Euronext tisse l’Europe de la Bourse

L’Union des marchés de capitaux est un beau projet dont on désespère qu’il se concrétise un jour. Du moins peut-il compter sur les efforts d’Euronext, qui bâtit patiemment, à son niveau, une Europe de la Bourse. S’il conclut les négociations exclusives engagées pour le rachat de Borsa Italiana à Milan, l’opérateur de la Bourse de Paris ajoutera à son réseau l’un des pays fondateurs de l’Union européenne. Il y gagnera aussi des plates-formes dans l’obligataire et le post-marché, deux relais de croissance dont aucun de ses grands concurrents ne fait l’économie. D’Amsterdam à Lisbonne en passant par ses développements plus récents à Dublin et Oslo, le groupe affirme résolument son caractère paneuropéen.

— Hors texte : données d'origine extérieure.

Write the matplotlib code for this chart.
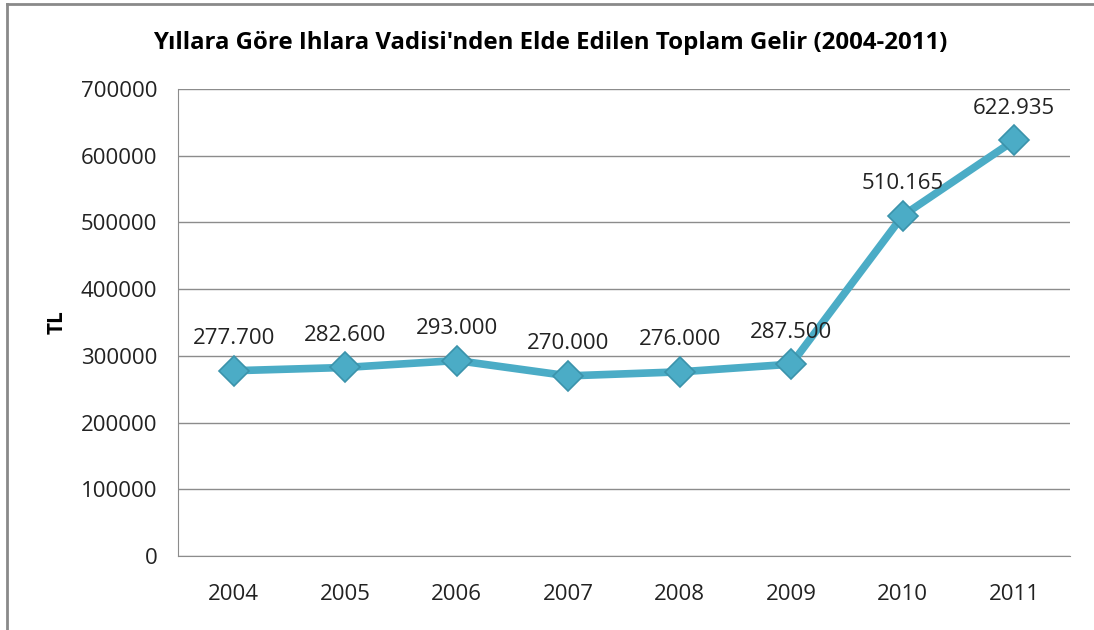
import matplotlib.pyplot as plt
from matplotlib.lines import Line2D

# --- data ---
years = ['2004', '2005', '2006', '2007', '2008', '2009', '2010', '2011']
income = [277700, 282600, 293000, 270000, 276000, 287500, 510165, 622935]
labels = ['277.700', '282.600', '293.000', '270.000', '276.000', '287.500', '510.165', '622.935']
yticks = [0, 100000, 200000, 300000, 400000, 500000, 600000, 700000]

plt.rcParams['font.family'] = ['Open Sans', 'DejaVu Sans']

fig = plt.figure(figsize=(10.94, 6.3), dpi=100)
ax = fig.add_axes([178 / 1094, 1 - 556 / 630, (1070 - 178) / 1094, (556 - 89) / 630])

x = list(range(len(years)))
ax.plot(x, income, color='#4BACC6', linewidth=5.5, marker='D', markersize=15,
        markerfacecolor='#4BACC6', markeredgecolor='#3B93AB', markeredgewidth=1.2,
        solid_capstyle='round', zorder=3)

for xi, yi, lab in zip(x, income, labels):
    ax.annotate(lab, (xi, yi), xytext=(0, 19), textcoords='offset points',
                ha='center', va='baseline', fontsize=16, color='#222222')

ax.set_xlim(-0.5, len(years) - 0.5)
ax.set_ylim(0, 700000)
ax.set_xticks(x)
ax.set_xticklabels(years)
ax.set_yticks(yticks)
ax.set_yticklabels([str(v) for v in yticks])
ax.tick_params(length=0, labelsize=16, labelcolor='#222222')
ax.tick_params(axis='x', pad=20)
ax.tick_params(axis='y', pad=15)
ax.grid(axis='y', color='#8c8c8c', linewidth=1)
ax.set_axisbelow(True)
for side in ['top', 'right']:
    ax.spines[side].set_visible(False)
for side in ['left', 'bottom']:
    ax.spines[side].set_color('#8c8c8c')

fig.text(57 / 1094, 1 - 322 / 630, 'TL', rotation=90, ha='center', va='center',
         fontsize=15, fontweight='bold')
fig.text(550 / 1094, 1 - 43 / 630,
         "Yıllara Göre Ihlara Vadisi'nden Elde Edilen Toplam Gelir (2004-2011)",
         ha='center', va='center', fontsize=17.3, fontweight='bold')

# outer chart frame (only left and top visible in the crop)
fig.add_artist(Line2D([7 / 1094, 7 / 1094], [0, 1 - 4 / 630], color='#8a8a8a', linewidth=2))
fig.add_artist(Line2D([7 / 1094, 1], [1 - 4 / 630, 1 - 4 / 630], color='#8a8a8a', linewidth=2))

fig.savefig('out.png', dpi=100)
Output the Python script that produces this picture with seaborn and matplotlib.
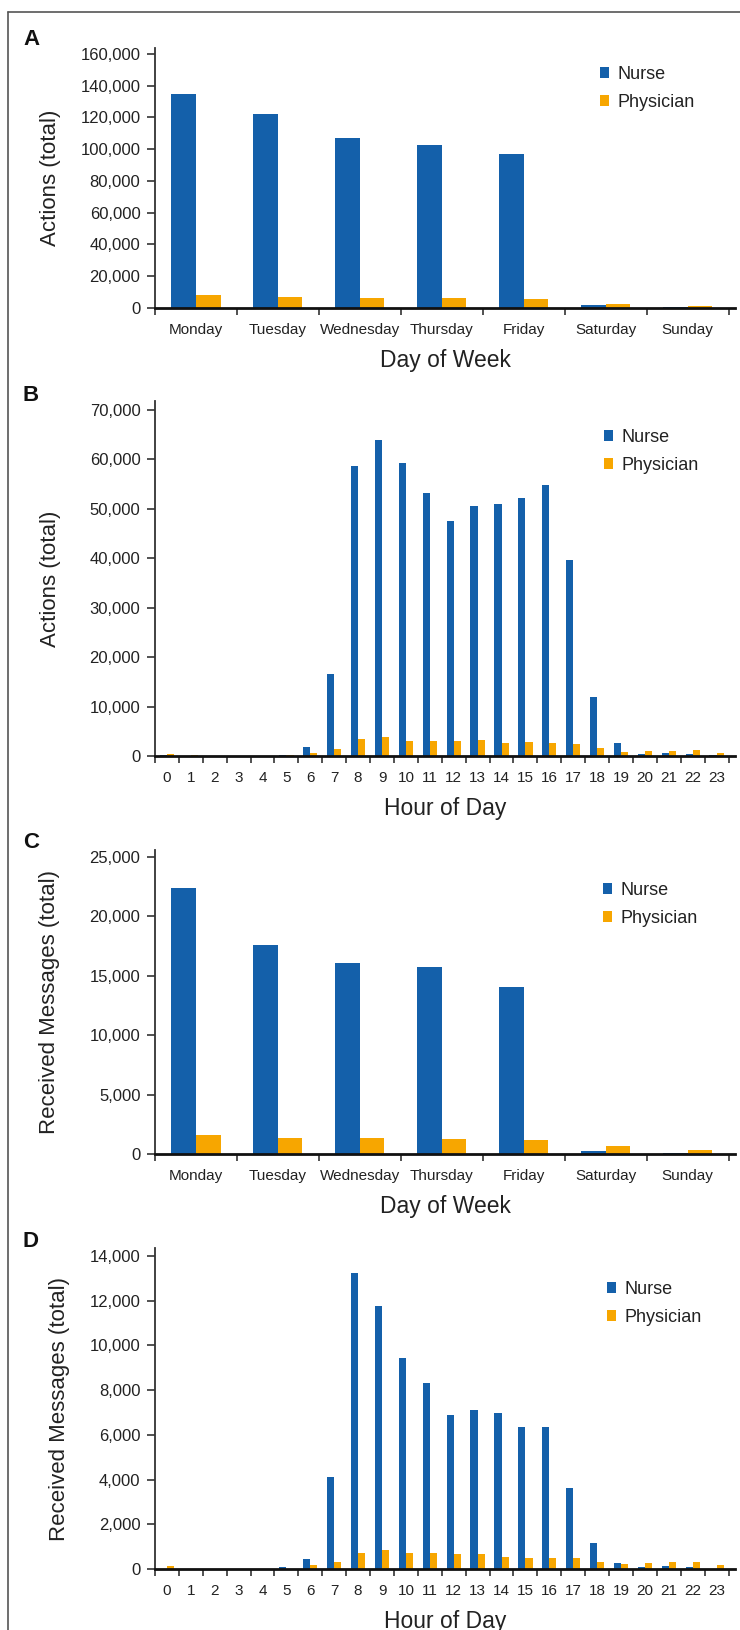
import numpy as np
import pandas as pd
import matplotlib
matplotlib.use("Agg")
import matplotlib.pyplot as plt
from matplotlib.lines import Line2D
from matplotlib.ticker import FuncFormatter
import seaborn as sns

days = ["Monday", "Tuesday", "Wednesday", "Thursday", "Friday", "Saturday", "Sunday"]
hours = [str(h) for h in range(24)]
groups = ["Nurse", "Physician"]

actions_day_nurse = [135000, 122000, 106800, 102400, 96800, 1900, 600]
actions_day_physician = [8200, 6900, 6300, 6300, 5650, 2500, 1250]

actions_hour_nurse = [150, 60, 0, 0, 0, 200, 1820, 16600, 58600, 63900, 59200, 53200,
                      47500, 50500, 50900, 52100, 54800, 39600, 12000, 2650, 400, 600, 400, 200]
actions_hour_physician = [400, 150, 0, 0, 0, 150, 680, 1500, 3450, 3870, 3060, 3060,
                          3060, 3270, 2650, 2860, 2650, 2450, 1630, 820, 1020, 1020, 1220, 610]

messages_day_nurse = [22380, 17600, 16080, 15740, 14050, 280, 110]
messages_day_physician = [1640, 1380, 1380, 1300, 1210, 700, 370]

messages_hour_nurse = [0, 0, 0, 0, 0, 75, 435, 4130, 13220, 11750, 9420, 8340,
                       6870, 7090, 6960, 6370, 6370, 3640, 1150, 255, 75, 115, 75, 0]
messages_hour_physician = [115, 0, 0, 0, 0, 0, 165, 295, 705, 835, 705, 705,
                           655, 655, 525, 475, 475, 475, 295, 205, 255, 295, 295, 165]

blue = "#1460AA"
orange = "#F7A600"

sns.set_style("ticks")
plt.rcParams["font.family"] = ["Liberation Sans", "DejaVu Sans"]
plt.rcParams["text.color"] = "#222222"
plt.rcParams["axes.labelcolor"] = "#222222"

W, H = 740, 1630
fig = plt.figure(figsize=(W / 100, H / 100), dpi=100)

# letter, categories, nurse, physician, ymax, ystep, ylabel, xlabel
panels = [
    ("A", days, actions_day_nurse, actions_day_physician, 160000, 20000, "Actions (total)", "Day of Week"),
    ("B", hours, actions_hour_nurse, actions_hour_physician, 70000, 10000, "Actions (total)", "Hour of Day"),
    ("C", days, messages_day_nurse, messages_day_physician, 25000, 5000, "Received Messages (total)", "Day of Week"),
    ("D", hours, messages_hour_nurse, messages_hour_physician, 14000, 2000, "Received Messages (total)", "Hour of Day"),
]

# layout in pixels: top tick y, zero y, legend (x, y), ylabel x
layout = [
    (53.9, 308, 600, 72, 61),
    (410, 756, 604, 435, 61),
    (857, 1154, 603, 888, 60),
    (1256, 1569, 607, 1287, 70),
]

x0, x1 = 155, 735
for (letter, cats, nurse, phys, ymax, ystep, ylab, xlab), (ytick_top, y_zero, lx, ly, ylx) in zip(panels, layout):
    n = len(cats)
    h_px = (y_zero - ytick_top) * 1.025
    ax = fig.add_axes([x0 / W, 1 - y_zero / H, (x1 - x0) / W, h_px / H])
    df = pd.DataFrame({
        "cat": cats * 2,
        "group": ["Nurse"] * n + ["Physician"] * n,
        "value": nurse + phys,
    })
    sns.barplot(data=df, x="cat", y="value", hue="group", order=cats, hue_order=groups,
                palette=[blue, orange], width=0.6, saturation=1, linewidth=0,
                errorbar=None, ax=ax)
    ax.set_xlim(-0.5, n - 0.5 + n * 0.0113)
    ax.set_ylim(0, ymax * 1.025)
    ax.set_yticks(np.arange(0, ymax + 1, ystep))
    ax.yaxis.set_major_formatter(FuncFormatter(lambda v, p: f"{int(v):,}"))
    ax.set_xticks(np.arange(-0.5, n, 1), minor=True)
    ax.tick_params(axis="x", which="major", length=0, pad=10.8, labelsize=11, colors="#222222")
    ax.tick_params(axis="x", which="minor", length=4.8, width=1.2, color="#333333")
    ax.tick_params(axis="y", which="major", length=5.5, width=1.2, pad=5, labelsize=12,
                   color="#333333", labelcolor="#222222")
    sns.despine(ax=ax)
    ax.spines["left"].set_linewidth(1.3)
    ax.spines["left"].set_color("#333333")
    ax.spines["bottom"].set_linewidth(2)
    ax.spines["bottom"].set_color("#111111")
    ax.set_ylabel(ylab, fontsize=16)
    ax.yaxis.set_label_coords((ylx - x0) / (x1 - x0), 0.5)
    ax.set_xlabel(xlab, fontsize=16.5, labelpad=8.5)
    ax.legend(loc="upper left", bbox_to_anchor=(lx / W, 1 - (ly - 6) / H),
              bbox_transform=fig.transFigure, frameon=False, fontsize=13,
              handlelength=0.5, handleheight=0.5, handletextpad=0.45,
              labelspacing=0.6, borderpad=0, borderaxespad=0)
    fig.text(23 / W, 1 - (ytick_top - 9) / H, letter, fontsize=16, fontweight="bold",
             va="baseline", ha="left", color="#111111")

# outer frame of the figure
fig.add_artist(Line2D([7.7 / W, 7.7 / W], [0, 1 - 11.5 / H], transform=fig.transFigure,
                      color="#555555", lw=1.2))
fig.add_artist(Line2D([7.7 / W, 1], [1 - 11.5 / H, 1 - 11.5 / H], transform=fig.transFigure,
                      color="#555555", lw=1.2))

fig.savefig("out.png", dpi=100)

Peu d’observateurs auraient parié sur un tel scénario quand Euronext a fait son retour à la cote en 2014, épilogue d’un mariage avec le New York Stock Exchange qui avait tourné au fiasco. Délaissée par son partenaire américain, dépossédée de sa lucrative plate-forme de produits dérivés à Londres, l’entreprise passait alors pour quantité négligeable à l’ombre de deux géants, le London Stock Exchange et Deutsche Börse. Les pouvoirs publics avaient dû dresser autour d’elle un cordon de sécurité pour éviter qu’elle ne retombe trop vite dans les griffes d’un nouveau prédateur.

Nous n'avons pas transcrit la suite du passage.